Wilson narrates this “based on a true story” film about the pair of complete idiots who invented the modern internet (or, to be more specific, they invented internet porn, but that’s basically the same thing). “My name is Jack Harris,” Wilson intones, “and I figured out a better way for guys to jack off.” The aforementioned idiots—Giovanni Ribisi and Gabriel Macht, both brilliant as doofuses with a vision and an all-cocaine diet—come up with the first-ever program for making credit-card purchases over the internet. This allows engorged humans worldwide to make discreet purchases of ladies’ boobs and junk, and have them delivered instantly to their boners via computer. Literally overnight, the boys strike it rich.

Unfortunately, they also strike a deal with the Russian mob, which backfires when they take their millions of dollars and head directly to Las Vegas to roll around like crazy in big piles of cocaine. That’s where Jack (Wilson) comes in. He’s a businessman who’s good at “solving problems.” Leaving his wife and dumb little babies back in Houston—”I was one of those guys living in a Norman Rockwell painting”—he becomes a partner in the wonder twins’ porn business. All the requisite getting-in-too-deep proceeds from there.

Middle Men tells an entertaining story—though it lags, HARD, when Jack’s family drama takes center stage—and features some stupid-good performances (James Caan is viscerally repulsive as a croaky, crazy frog lawyer). But the glib, gimmicky narration (i.e., the aforementioned “a better way for guys to jack off”—yawn), delivered in Wilson’s vegetative monotone, leaves the film lumpy and uneven and often dull. You know, like a baby’s skull (see above). recommended

This article has been updated since its original publication.

Lindy West was born an unremarkable female baby in Seattle, Washington. The former Stranger writer covered movies, movie stars, exclamation points, lady stuff, large frightening fish, and much, much more....

6 replies on “Middle Men: Birth of Internet Porn”

  1. Is this really by Charles? I sense the cold mephitic hand of Lindy West at work. Lindy! Stop lying to us with your fake namery! Charles! This is clearly not you as it is not (a) high falutin and (b) filled with more pictures of sexy ladies!

  2. I second Andrew: This cannot be a Mudede review. The first paragraph doesn’t include a connection between internet, capitalism, Marxism, or any other over-arching world-historical philosophy. Plus, a word is written in ALL CAPITALS–the preferred West style.
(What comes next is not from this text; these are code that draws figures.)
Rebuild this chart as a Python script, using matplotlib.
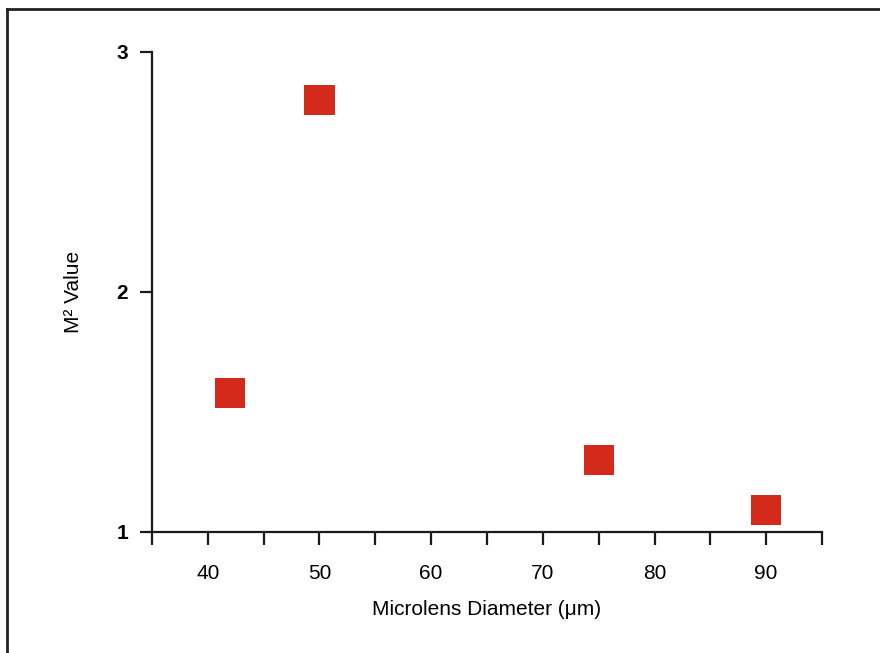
import matplotlib
matplotlib.use("Agg")
import matplotlib.pyplot as plt
from matplotlib.lines import Line2D

# data
diameter_um = [42, 50, 75, 90]
m2_value = [1.58, 2.80, 1.30, 1.09]

x_major = [40, 50, 60, 70, 80, 90]
x_minor = [35, 45, 55, 65, 75, 85, 95]
y_ticks = [1, 2, 3]

plt.rcParams["font.family"] = ["Liberation Sans", "DejaVu Sans"]

fig = plt.figure(figsize=(8.8, 6.53), dpi=100)

# page frame (top and left edge)
fig.add_artist(Line2D([0.008, 1.0], [0.986, 0.986], transform=fig.transFigure,
                      color="#222222", lw=2.0))
fig.add_artist(Line2D([0.008, 0.008], [0.0, 0.986], transform=fig.transFigure,
                      color="#222222", lw=2.0))

ax = fig.add_axes([0.1727, 0.1853, 0.7614, 0.7351])
ax.patch.set_alpha(0)

ax.scatter(diameter_um, m2_value, marker="s", s=470, color="#d42a1c",
           edgecolors="none", zorder=3, clip_on=False)

ax.set_xlim(35, 95)
ax.set_ylim(1, 3)

for side in ["top", "right"]:
    ax.spines[side].set_visible(False)
for side in ["left", "bottom"]:
    ax.spines[side].set_linewidth(1.6)
    ax.spines[side].set_color("#1a1a1a")

ax.set_xticks(x_major)
ax.set_xticks(x_minor, minor=True)
ax.set_yticks(y_ticks)
ax.tick_params(axis="x", which="both", direction="out", length=9, width=1.6,
               color="#1a1a1a", labelsize=15, pad=14)
ax.tick_params(axis="y", which="major", direction="out", length=9, width=1.6,
               color="#1a1a1a", labelsize=15, pad=8)
for lbl in ax.get_yticklabels():
    lbl.set_fontweight("bold")

ax.set_xlabel("Microlens Diameter (\u03bcm)", fontsize=15, labelpad=12)
ax.set_ylabel("M\u00b2 Value", fontsize=15, labelpad=24)

fig.savefig("out.png", dpi=100)
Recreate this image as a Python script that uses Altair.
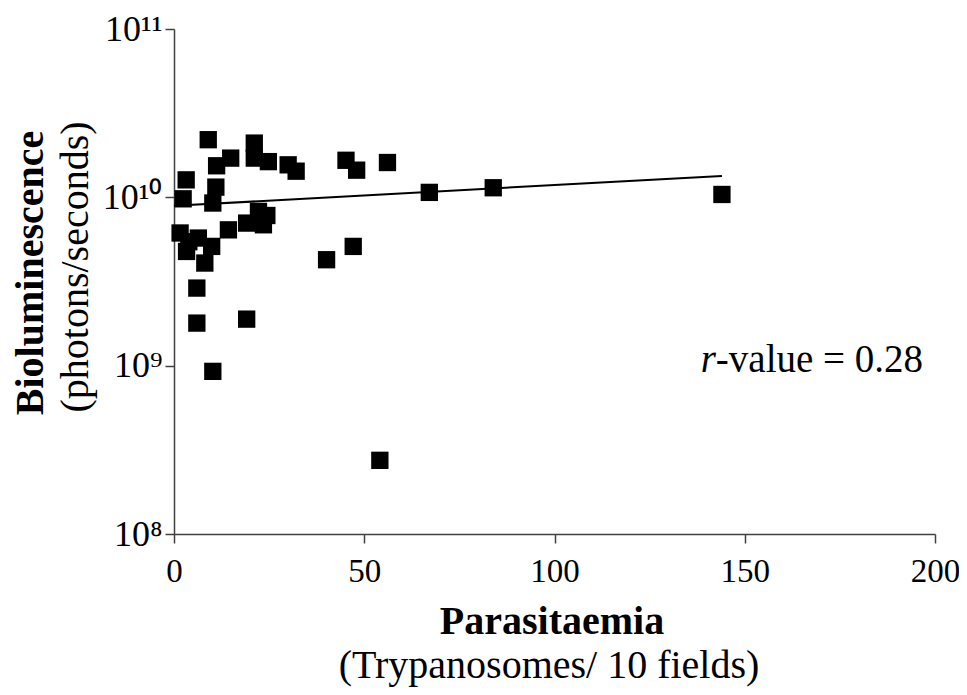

    The review isn’t bad, but I can’t believe is authorship. In terms of stylistic dissonance, it’s like Chuck Palahniuk attributing his writing to Shakespeare.

    I’m thinking these author of this and the Farewell review have switched names.

  3. Oops! The bylines got switch on Farewell and Middle Men reviews. This was indeed written by Lindy. Farewell was reviewed by Charles. We’ve corrected it. Sorry about that!

  4. Wait, Luke Wilson is an actor? I find that hard to believe, since he is exactly the same person in every movie I’ve ever seen him in (boring schlub). He must have the same agent as Vince Vaughn (y’know, that guy who never plays anything but sarcastic douche).

  5. I get angry whenever I see an ad for this film. Why is there no credit given to the naked ladies for their role in revolutionizing the internet’s pornography? Who will think of the naked ladies?!